Bolding mine. “Fact” doesn’t like being abused that way.

It’s enjoyable to be in relationships with younger women where you can play the role of teacher or advisor. It’s fun to have them look up to you and turn to you for advice, and it’s fun to show them things and watch them grow. Hugh Hefner and Mick Jagger are two guys I’ve heard or read talk about part of what they enjoy about dating young women is showing/teaching them things.

I remember Hefner being asked how he felt at one of Playboy’s anniversary parties where tons of Playmates from previous years and decades were in attendance. He sort of laughed and he said, “Like a very proud papa!”, and Hefner’s women certainly weren’t children or child substitutes. Jagger has talked about how he enjoys teaching his girlfriends about music and art, wine, etc., and opening their eyes to some of the finer aspects to life they hadn’t known about before.

I think this is what Woody Allen was talking about when he used the term ‘paternal’. He wasn’t speaking in a sexual sense or as a throwback to his alleged previous role as her father. He was talking about taking her under his wing and showing/teaching her things and opening her eyes to aspects of life she hadn’t known about before.

And being a guy who, although a liberal by most measures, doesn’t seem to be in tune with political correctness or understand why his relationship with Soon-Yi should be scandalous, he just blurted out a word that seemed descriptive to him without realizing what it would sound like.

Yep, the new Fisher-Price line is amazing!

When you are financially dependent on someone, you are in a precarious position if something changes. And if you haven’t had a say in things like “I’d like to get a degree” or “I’d like to take this opportunity at work.”

I’m not against large age differentials, but I do think large power differentials are troubling and healthy couples work toward decreasing those gaps.

Sorry, mangled that last post, but you know what I mean.

I read this book. There is no corroboration for Jacobs’s accusations. He states that Bernstein is homosexual (he was not) and Dylan was an invalid recouping from his motorcycle accident (which he wasn’t). Farrow made no mention of this claim in her book What Falls Away.
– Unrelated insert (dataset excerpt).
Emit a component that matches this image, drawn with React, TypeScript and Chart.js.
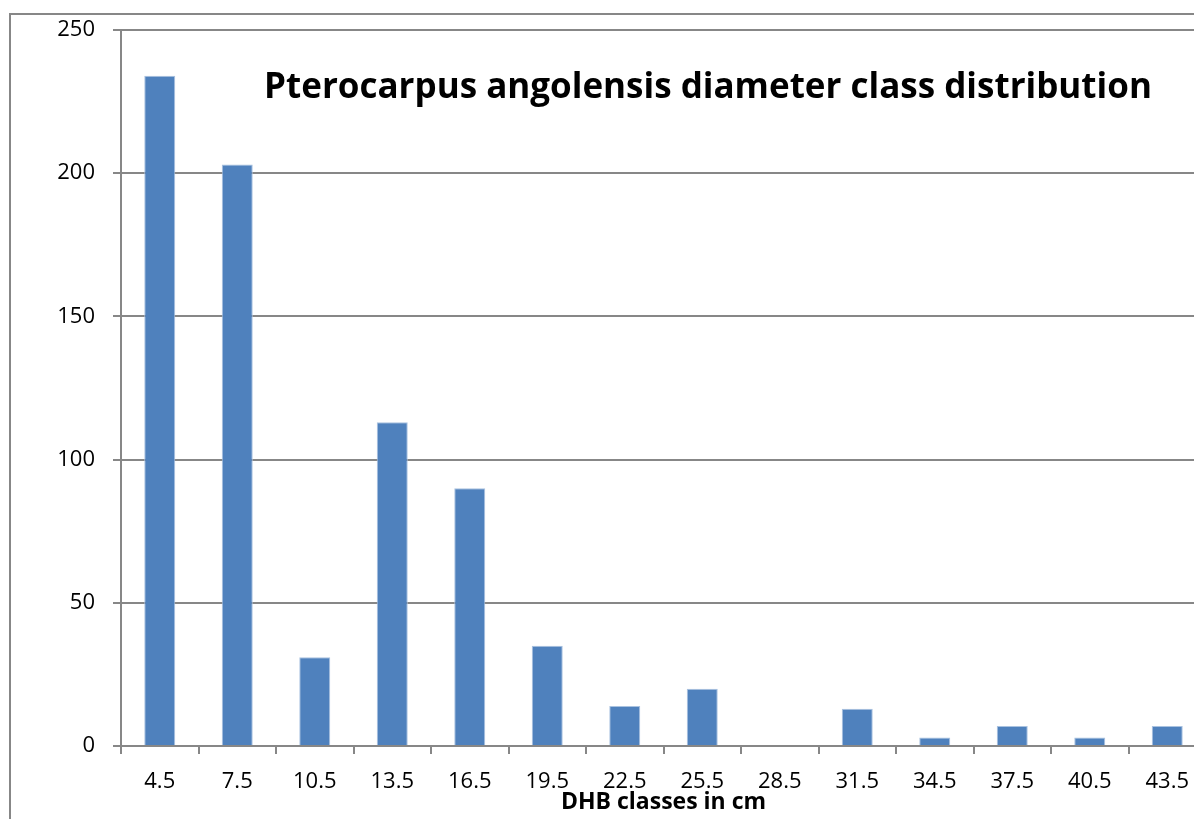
import React, { useEffect, useRef } from "react";
import { Chart, registerables } from "chart.js";

Chart.register(...registerables);

const categories = ["4.5", "7.5", "10.5", "13.5", "16.5", "19.5", "22.5", "25.5", "28.5", "31.5", "34.5", "37.5", "40.5", "43.5"];
const counts = [234, 203, 31, 113, 90, 35, 14, 20, 0, 13, 3, 7, 3, 7];
const yMin = 0;
const yMax = 250;
const yStep = 50;
const chartTitle = "Pterocarpus angolensis diameter class distribution";
const xAxisTitle = "DHB classes in cm";

const GRAY = "#878787";
const FONT = "'Open Sans', 'DejaVu Sans', sans-serif";

const innerTitlePlugin = {
  id: "innerTitle",
  afterDraw(chart: any) {
    const { ctx, chartArea } = chart;
    ctx.save();
    ctx.font = `bold 35px ${FONT}`;
    ctx.fillStyle = "#000000";
    ctx.textAlign = "center";
    ctx.textBaseline = "alphabetic";
    const x = chartArea.left + (chartArea.right - chartArea.left) * 0.541;
    const y = chartArea.top + 68;
    ctx.fillText(chartTitle, x, y);
    ctx.restore();
  },
};

export default function App() {
  const canvasRef = useRef<HTMLCanvasElement | null>(null);

  useEffect(() => {
    const canvas = canvasRef.current;
    if (!canvas) return;
    const chart = new Chart(canvas, {
      type: "bar",
      data: {
        labels: categories,
        datasets: [
          {
            data: counts,
            backgroundColor: "#4F81BD",
            borderColor: "#A9C2E0",
            borderWidth: 1,
            barPercentage: 0.4,
            categoryPercentage: 1.0,
          },
        ],
      },
      options: {
        responsive: false,
        animation: false,
        devicePixelRatio: 1,
        layout: { padding: { left: 0, top: 15, right: 10, bottom: 0 } },
        plugins: {
          legend: { display: false },
          tooltip: { enabled: false },
          title: { display: false },
        },
        scales: {
          x: {
            grid: {
              offset: true,
              drawOnChartArea: false,
              drawTicks: true,
              tickLength: 8,
              color: GRAY,
              lineWidth: 2,
            },
            border: { display: true, color: GRAY, width: 2 },
            ticks: {
              color: "#000000",
              font: { family: FONT, size: 22 },
              padding: 15,
              maxRotation: 0,
              autoSkip: false,
            },
            title: {
              display: true,
              text: xAxisTitle,
              color: "#000000",
              font: { family: FONT, size: 23, weight: "bold" },
              padding: { top: 0, bottom: 3 },
            },
            afterFit(scale: any) {
              scale.height = 73;
              scale.paddingLeft = 0;
              scale.paddingRight = 0;
            },
          },
          y: {
            min: yMin,
            max: yMax,
            grid: {
              color: GRAY,
              lineWidth: 2,
              drawTicks: true,
              tickLength: 8,
            },
            border: { display: true, color: GRAY, width: 2 },
            ticks: {
              stepSize: yStep,
              color: "#000000",
              font: { family: FONT, size: 22 },
              padding: 18,
            },
            afterFit(scale: any) {
              scale.width = 110;
              scale.paddingTop = 0;
              scale.paddingBottom = 0;
            },
          },
        },
      },
      plugins: [innerTitlePlugin],
    });
    return () => chart.destroy();
  }, []);

  return (
    <div
      style={{
        position: "fixed",
        left: 0,
        top: 0,
        width: 1194,
        height: 819,
        overflow: "hidden",
        background: "#ffffff",
      }}
    >
      <div
        style={{
          position: "absolute",
          left: 9,
          top: 13,
          width: 1300,
          height: 900,
          borderLeft: `2px solid ${GRAY}`,
          borderTop: `2px solid ${GRAY}`,
        }}
      />
      <canvas
        ref={canvasRef}
        width={1205}
        height={804}
        style={{ position: "absolute", left: 11, top: 15, width: 1205, height: 804 }}
      />
    </div>
  );
}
Jacobs was fired by Sinatra, supposedly for going out dancing with Mia. He wrote his memoir after Sinatra died. And his past was hardly squeaky clean

Why exactly are you assuming that your partner having a paternal role means you aren’t working, aren’t getting a degree, are financially dependant or don’t have a say in your own life? :confused:
You seem to have an extremely caricatural view in mind. You might be the main breadwinner and still seeking a paternal role in your partner. Both are essentially unrelated.

Ew.
FWIW, Mia Farrow may have been a bitch. But Woody wasn’t exactly Mister Rogers. If anything, they deserved each other.

Being financially dependent, especially on a romantic partner.

Re Bernstein I though it was pretty much accepted fact at this point that he was bisexual. Even his wiki references this at several points

I have to agree. Look at this pic. He is the spitting image of Sinatra.